Exercise description: Copy the lines of the data below exactly, starting at the first and stopping after the line that contains "import plotly.graph_objects as go"; include no pictures.

# # #

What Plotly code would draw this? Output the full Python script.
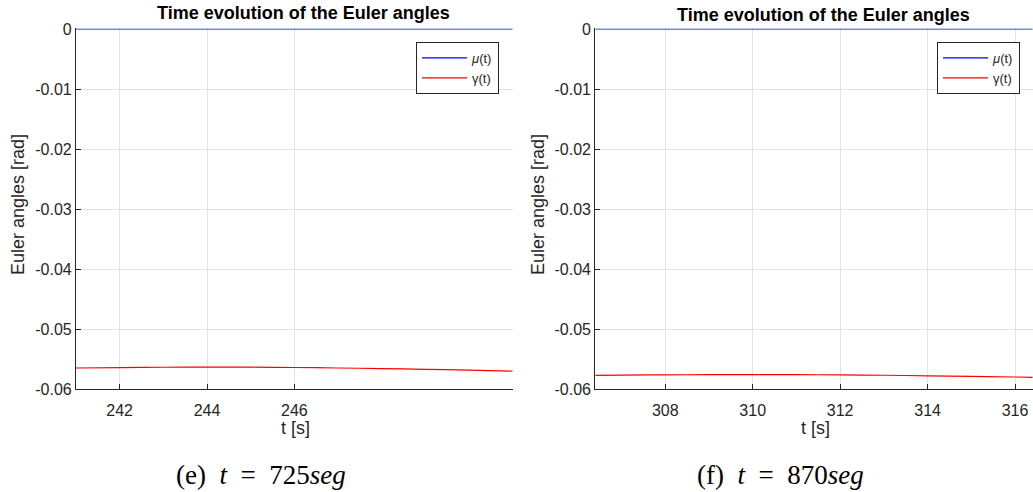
import plotly.graph_objects as go

# ---- data -------------------------------------------------------------
# window (e): t around 725 s mission time
t_e = [241, 242, 243, 244, 245, 246, 247, 248, 249, 250, 251]
mu_e = [0, 0, 0, 0, 0, 0, 0, 0, 0, 0, 0]
gamma_e = [-0.05645, -0.05638, -0.05633, -0.05630, -0.05632, -0.05637,
           -0.05645, -0.05655, -0.05667, -0.05680, -0.05697]

# window (f): t around 870 s mission time
t_f = [306.4, 307, 308, 309, 310, 311, 312, 313, 314, 315, 316, 316.4]
mu_f = [0, 0, 0, 0, 0, 0, 0, 0, 0, 0, 0, 0]
gamma_f = [-0.05767, -0.05763, -0.05760, -0.05756, -0.05755, -0.05756,
           -0.05760, -0.05766, -0.05775, -0.05785, -0.05795, -0.05800]

x_ticks_e = [242, 244, 246]
x_ticks_f = [308, 310, 312, 314, 316]
y_ticks = [0, -0.01, -0.02, -0.03, -0.04, -0.05, -0.06]
y_tick_text = ["0", "-0.01", "-0.02", "-0.03", "-0.04", "-0.05", "-0.06"]

title_text = "Time evolution of the Euler angles"
captions = ["(e)  <i>t</i>  =  725<i>seg</i>", "(f)  <i>t</i>  =  870<i>seg</i>"]

# ---- layout helpers ---------------------------------------------------
W, H = 1033, 492
SANS = "Liberation Sans, Arial, Helvetica, sans-serif"
SERIF = "Liberation Serif, Times New Roman, serif"
AX = "#262626"
GRID = "#e3e3e3"


def px(x):
    return x / W


def py(y):
    return 1 - y / H


fig = go.Figure()

fig.add_trace(go.Scatter(x=t_e, y=mu_e, mode="lines", name="<i>μ</i>(t)",
                         line=dict(color="#0000ff", width=1.2),
                         xaxis="x", yaxis="y", legend="legend"))
fig.add_trace(go.Scatter(x=t_e, y=gamma_e, mode="lines", name="γ(t)",
                         line=dict(color="#ff0000", width=1.2, shape="spline"),
                         xaxis="x", yaxis="y", legend="legend"))
fig.add_trace(go.Scatter(x=t_f, y=mu_f, mode="lines", name="<i>μ</i>(t)",
                         line=dict(color="#0000ff", width=1.2),
                         xaxis="x2", yaxis="y2", legend="legend2"))
fig.add_trace(go.Scatter(x=t_f, y=gamma_f, mode="lines", name="γ(t)",
                         line=dict(color="#ff0000", width=1.2, shape="spline"),
                         xaxis="x2", yaxis="y2", legend="legend2"))

# a hair of headroom above zero so the mu(t) line is not clipped at the top edge
Y_TOP = 0.0001
y_dom = [py(389.3), py(29 - Y_TOP * 6000)]
common_x = dict(showgrid=True, gridcolor=GRID, gridwidth=1, zeroline=False,
                showline=True, linecolor=AX, linewidth=1.2, mirror=False,
                ticks="inside", ticklen=5, tickcolor=AX,
                tickfont=dict(family=SANS, size=16, color=AX),
                ticklabelstandoff=6)
common_y = dict(showgrid=True, gridcolor=GRID, gridwidth=1, zeroline=False,
                showline=True, linecolor=AX, linewidth=1.2, mirror=False,
                ticks="inside", ticklen=5, tickcolor=AX,
                tickfont=dict(family=SANS, size=16, color=AX),
                range=[-0.06, Y_TOP], tickmode="array",
                tickvals=y_ticks, ticktext=y_tick_text, domain=y_dom)

legend_style = dict(xanchor="right", yanchor="top",
                    bgcolor="white", bordercolor=AX, borderwidth=1,
                    font=dict(family=SANS, size=13, color=AX),
                    tracegroupgap=0, itemwidth=45)

fig.update_layout(
    width=W, height=H,
    margin=dict(l=0, r=0, t=0, b=0, pad=0, autoexpand=False),
    paper_bgcolor="white", plot_bgcolor="white",
    xaxis=dict(common_x, domain=[px(76), px(512.7)], range=[241, 251],
               tickmode="array", tickvals=x_ticks_e, anchor="y"),
    yaxis=dict(common_y, anchor="x"),
    xaxis2=dict(common_x, domain=[px(595.3), 1.0], range=[306.4, 316.41],
                tickmode="array", tickvals=x_ticks_f, anchor="y2"),
    yaxis2=dict(common_y, anchor="x2"),
    legend=dict(legend_style, x=px(499), y=py(42)),
    legend2=dict(legend_style, x=px(1020), y=py(42)),
    showlegend=True,
)

annotations = []
# panel titles
for cx, cy in [(303.5, 13), (823, 15)]:
    annotations.append(dict(x=px(cx), y=py(cy), xref="paper", yref="paper",
                            text=f"<b>{title_text}</b>", showarrow=False,
                            xanchor="center", yanchor="middle",
                            font=dict(family=SANS, size=18, color="black")))
# x axis titles
for cx in [295, 815]:
    annotations.append(dict(x=px(cx), y=py(428), xref="paper", yref="paper",
                            text="t [s]", showarrow=False,
                            xanchor="center", yanchor="middle",
                            font=dict(family=SANS, size=18, color=AX)))
# y axis titles
for cx in [18, 538]:
    annotations.append(dict(x=px(cx), y=py(205), xref="paper", yref="paper",
                            text="Euler angles [rad]", showarrow=False,
                            textangle=-90, xanchor="center", yanchor="middle",
                            font=dict(family=SANS, size=18, color=AX)))
# sub-figure captions
for cx, cap in zip([261, 780], captions):
    annotations.append(dict(x=px(cx), y=py(475), xref="paper", yref="paper",
                            text=cap, showarrow=False,
                            xanchor="center", yanchor="middle",
                            font=dict(family=SERIF, size=27, color="black")))

fig.update_layout(annotations=annotations)

fig.write_html("out.html")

# # #

Finished answer:
What Plotly code would draw this? Output the full Python script.
import plotly.graph_objects as go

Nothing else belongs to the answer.